## Stated exercise:
Every line below that contains "code" is to be copied.
========================================================================
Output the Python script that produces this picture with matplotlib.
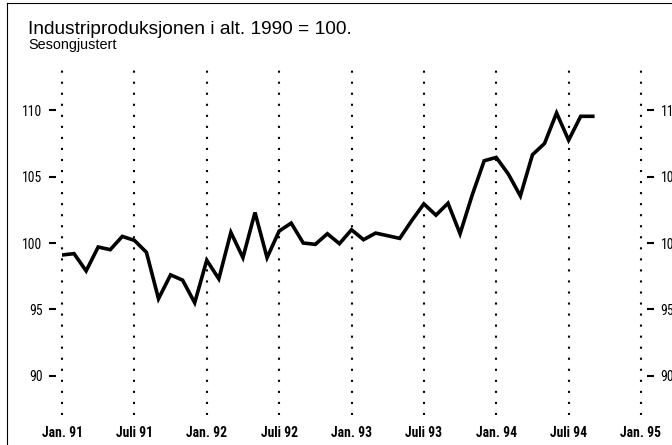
import numpy as np
import matplotlib
matplotlib.use("Agg")
import matplotlib.pyplot as plt
from matplotlib import font_manager
from matplotlib.lines import Line2D

# monthly index, seasonally adjusted, Jan 91 .. Sep 94
values = [99.1, 99.2, 97.9, 99.7, 99.5, 100.5, 100.2, 99.3, 95.8, 97.6,
          97.2, 95.5, 98.7, 97.3, 100.8, 98.9, 102.3, 98.9, 100.9, 101.5,
          100.0, 99.9, 100.7, 99.95, 101.0, 100.25, 100.75, 100.55, 100.35, 101.7,
          102.95, 102.1, 103.0, 100.7, 103.6, 106.2, 106.45, 105.2, 103.55, 106.65,
          107.5, 109.8, 107.75, 109.55, 109.55]
tick_months = [0, 6, 12, 18, 24, 30, 36, 42, 48]
tick_labels = ["Jan. 91", "Juli 91", "Jan. 92", "Juli 92", "Jan. 93",
               "Juli 93", "Jan. 94", "Juli 94", "Jan. 95"]
y_ticks = [90, 95, 100, 105, 110]

title = "Industriproduksjonen i alt. 1990 = 100."
subtitle = "Sesongjustert"

# look for a condensed face for the tick labels
narrow = None
for cand in ["Liberation Sans Narrow", "DejaVu Sans Condensed", "Roboto Condensed",
             "Open Sans Condensed"]:
    try:
        font_manager.findfont(cand, fallback_to_default=False)
        narrow = cand
        break
    except Exception:
        pass
if narrow is None:
    narrow = "Liberation Sans"
    tick_size = 8.3
else:
    tick_size = 9.8

plt.rcParams['font.family'] = ['Liberation Sans', 'DejaVu Sans']

fig = plt.figure(figsize=(6.72, 4.45), dpi=100)
ax = fig.add_axes([62 / 672, 1 - 415 / 445, 579 / 672, 347 / 445])

x = np.arange(len(values))
ax.plot(x, values, color="black", lw=2.6, solid_joinstyle="miter")

for m in tick_months:
    ax.axvline(m, color="black", lw=1.5, linestyle=(0, (1, 4.3)), clip_on=False)

ax.set_xlim(0, 48)
ax.set_ylim(87.04, 113.19)

for s in ax.spines.values():
    s.set_visible(False)
ax.spines['left'].set_position(('outward', 4))
ax.spines['right'].set_position(('outward', 4))

ax.set_yticks(y_ticks)
ax.set_yticklabels([str(v) for v in y_ticks], fontfamily=narrow, fontsize=tick_size)
ax.tick_params(axis="y", left=True, right=True, labelleft=True, labelright=True,
               length=5, width=1.5, pad=5)

ax.set_xticks(tick_months)
ax.set_xticklabels(tick_labels, fontfamily=narrow, fontweight="bold", fontsize=tick_size)
ax.tick_params(axis="x", length=0, pad=8)

fig.text(28 / 672, 1 - 34.5 / 445, title, fontsize=13.8, ha="left", va="baseline")
fig.text(28 / 672, 1 - 48.5 / 445, subtitle, fontsize=10.4, ha="left", va="baseline")

# frame lines of the original clipping
fig.add_artist(Line2D([7 / 672, 1], [1 - 3 / 445, 1 - 3 / 445], color="black", lw=0.8))
fig.add_artist(Line2D([7 / 672, 7 / 672], [0, 1 - 3 / 445], color="black", lw=0.8))

fig.savefig("out.png", dpi=100)
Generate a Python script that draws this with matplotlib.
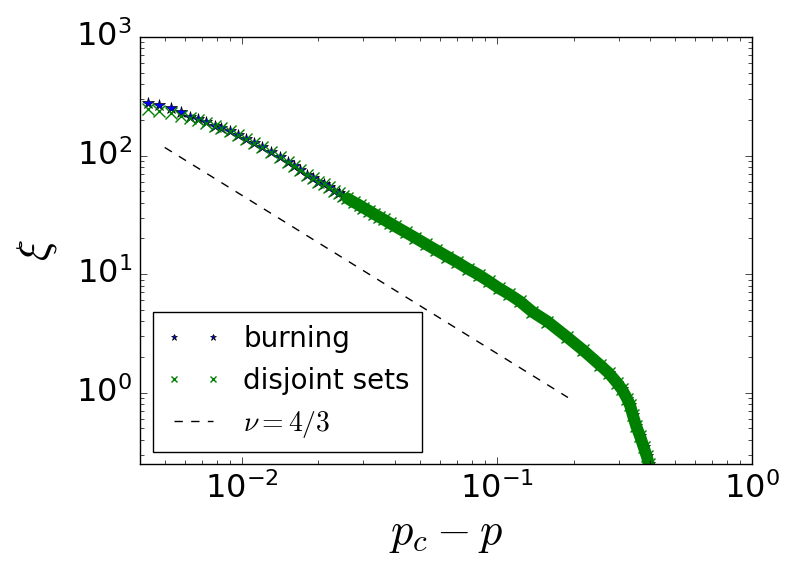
import matplotlib
matplotlib.use("Agg")
import matplotlib.pyplot as plt

plt.style.use("classic")

# pc - p values (x)
x_left = [0.0043, 0.00476, 0.00527, 0.00577, 0.00629, 0.00675, 0.00728, 0.00784, 0.00832,
          0.0090, 0.0097, 0.0104, 0.0112, 0.0120, 0.0130, 0.0141, 0.0152]
burning_left = [277, 268, 250, 231, 213, 202, 190, 179, 170,
                160, 149, 138, 128, 119, 108, 98, 89]
disjoint_left = [248, 239, 227, 217, 207, 198, 188, 178, 170,
                 160, 149, 138, 128, 119, 108, 98, 89]

x_right = [0.016, 0.017, 0.018, 0.019, 0.020, 0.021, 0.022, 0.023, 0.024, 0.025,
           0.026, 0.0275, 0.029, 0.030, 0.0315, 0.033, 0.0345, 0.036, 0.038,
           0.040, 0.044, 0.048, 0.053, 0.058, 0.064, 0.070, 0.077, 0.085, 0.093,
           0.102, 0.112, 0.123, 0.138, 0.158, 0.188, 0.217, 0.253, 0.275, 0.296,
           0.309, 0.324, 0.333, 0.341, 0.352, 0.364, 0.376, 0.387, 0.394]
xi_right = [82, 76, 69, 65, 60, 57, 54, 50.7, 48, 45.6,
            43.5, 40.5, 38, 36.3, 34.3, 32.2, 30.5, 28.9, 27.0,
            25.3, 22.5, 20.2, 17.8, 15.9, 14.05, 12.6, 11.1, 9.85, 8.7,
            7.6, 6.75, 5.9, 4.8, 3.98, 2.96, 2.30, 1.72, 1.46, 1.21,
            1.07, 0.89, 0.78, 0.65, 0.52, 0.43, 0.35, 0.29, 0.25]

# nu = 4/3 guide line endpoints
nu_x = [0.005, 0.19]
nu_y = [117, 0.91]

x_all = x_left + x_right
burning = burning_left + xi_right
disjoint = disjoint_left + xi_right

fig = plt.figure(figsize=(8.01, 5.75), dpi=100)
ax = fig.add_axes([140/801, 1-464/575, 612/801, 427/575])

ax.plot(x_all, burning, linestyle="none", marker="*", color="b", markersize=9,
        label="burning")
ax.plot(x_all, disjoint, linestyle="none", marker="x", color="g", markersize=8,
        markeredgewidth=1.0, label="disjoint sets")
# dense band of the disjoint-sets data
band_x = x_right[10:]
band_y = xi_right[10:]
ax.plot(band_x, band_y, linestyle="-", color="g", linewidth=8.5,
        solid_capstyle="round", solid_joinstyle="round", label="_nolegend_")
ax.plot(nu_x, nu_y, "k--", linewidth=1.0, label=r"$\nu=4/3$")

ax.set_xscale("log")
ax.set_yscale("log")
ax.set_xlim(0.004, 1)
ax.set_ylim(0.25, 1000)

ax.tick_params(axis="both", which="major", labelsize=23, size=5, pad=6)
ax.tick_params(axis="both", which="minor", size=3)

ax.set_xlabel(r"$p_c-p$", fontsize=32)
ax.set_ylabel(r"$\xi$", fontsize=32, labelpad=12)

leg = ax.legend(loc="lower left", bbox_to_anchor=(13/612, 12/427), borderaxespad=0,
                fontsize=20, numpoints=2, markerscale=0.55, handlelength=2.0,
                handletextpad=0.8, labelspacing=0.5, borderpad=0.45, fancybox=False)
leg.get_frame().set_linewidth(1.0)

fig.savefig("out.png", dpi=100)
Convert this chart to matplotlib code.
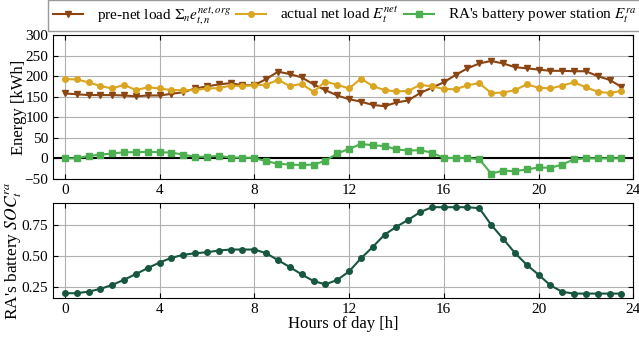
import numpy as np
import matplotlib
matplotlib.use("Agg")
import matplotlib.pyplot as plt

plt.rcParams["font.family"] = ["Liberation Serif", "DejaVu Serif"]
plt.rcParams["mathtext.fontset"] = "stix"

hours = np.arange(48) * 0.5

pre_net = [158, 156, 154, 154, 154, 153, 151, 153, 153, 157, 161, 170,
           175, 180, 183, 178, 178, 193, 211, 205, 197, 180, 166, 153,
           144, 138, 130, 127, 136, 141, 159, 172, 185, 203, 219, 231,
           237, 231, 222, 219, 216, 213, 213, 212, 212, 200, 191, 174]

actual_net = [193, 192, 185, 176, 170, 179, 166, 173, 170, 166, 166, 166,
              170, 171, 177, 176, 178, 179, 191, 176, 181, 162, 187, 179,
              170, 194, 176, 166, 163, 164, 179, 175, 169, 168, 178, 183,
              159, 160, 166, 180, 172, 170, 177, 185, 173, 162, 159, 164]

battery = [0, 0, 6, 9, 12, 15, 15, 16, 15, 14, 9, 4,
           4, 6, 2, 2, 1, -7, -13, -15, -16, -15, -6, 12,
           23, 35, 32, 30, 22, 19, 20, 14, 1, 1, 1, -2,
           -37, -30, -31, -27, -22, -23, -15, -2, 0, 0, 0, 0]

soc = [0.202, 0.202, 0.215, 0.237, 0.269, 0.311, 0.357, 0.405, 0.45, 0.488,
       0.512, 0.525, 0.533, 0.547, 0.555, 0.555, 0.555, 0.525, 0.469, 0.413,
       0.354, 0.30, 0.274, 0.309, 0.378, 0.483, 0.576, 0.675, 0.739, 0.795,
       0.857, 0.897, 0.897, 0.897, 0.897, 0.889, 0.755, 0.643, 0.528, 0.432,
       0.352, 0.266, 0.213, 0.199, 0.199, 0.199, 0.199, 0.199]

fig = plt.figure(figsize=(6.39, 3.37), dpi=100)
ax1 = fig.add_axes([0.083, 0.469, 0.908, 0.427])
ax2 = fig.add_axes([0.083, 0.116, 0.908, 0.282])

for ax in (ax1, ax2):
    ax.grid(True, color="#b0b0b0", linewidth=0.8)
    ax.set_axisbelow(True)
    ax.tick_params(direction="in", top=True, right=True, labelsize=11)
    ax.set_xlim(-0.5, 24)
    ax.set_xticks([0, 4, 8, 12, 16, 20, 24])

ax1.axhline(0, color="black", linewidth=1.5, zorder=1)
l1, = ax1.plot(hours, pre_net, color="#8B4513", marker="v", markersize=4.5,
               linewidth=1.5, label=r"pre-net load $\Sigma_n e_{t,n}^{net,org}$")
l2, = ax1.plot(hours, actual_net, color="#DAA520", marker="o", markersize=4,
               linewidth=1.5, label=r"actual net load $E_t^{net}$")
l3, = ax1.plot(hours, battery, color="#4CAF50", marker="s", markersize=4,
               linewidth=1.5, label=r"RA's battery power station $E_t^{ra}$")
ax1.set_ylim(-50, 300)
ax1.set_yticks(range(-50, 301, 50))
ax1.set_ylabel("Energy [kWh]", fontsize=12, labelpad=-2)

ax2.plot(hours, soc, color="#17563F", marker="o", markersize=4, linewidth=1.5)
ax2.set_yticks([0.25, 0.5, 0.75])
ax2.set_ylabel(r"RA's battery $SOC_t^{ra}$", fontsize=12.5, labelpad=-1.5)
ax2.set_xlabel("Hours of day [h]", fontsize=12, labelpad=0)

fig.legend(handles=[l1, l2, l3], loc="center", bbox_to_anchor=(0.539, 0.953),
           ncol=3, fontsize=11, frameon=True, fancybox=False, edgecolor="#808080",
           handlelength=2.0, columnspacing=0.3, handletextpad=0.9,
           borderpad=0.3)

fig.savefig("out.png", dpi=100)
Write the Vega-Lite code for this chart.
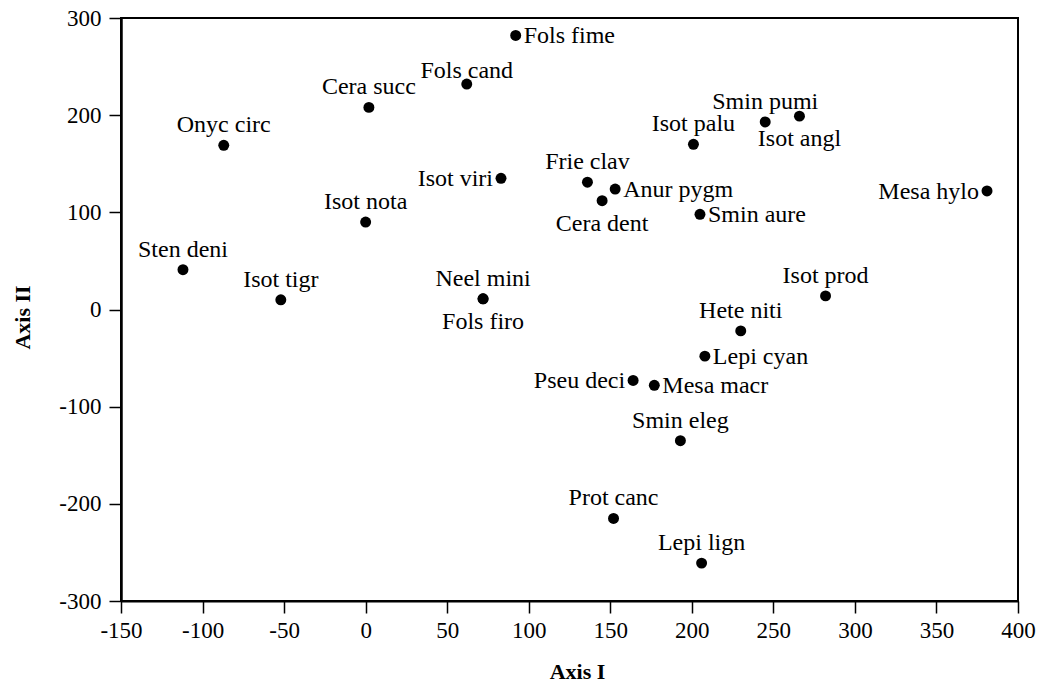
========================================================================
## Response:
Convert this chart to matplotlib code.
Write the Vega-Lite code for this chart.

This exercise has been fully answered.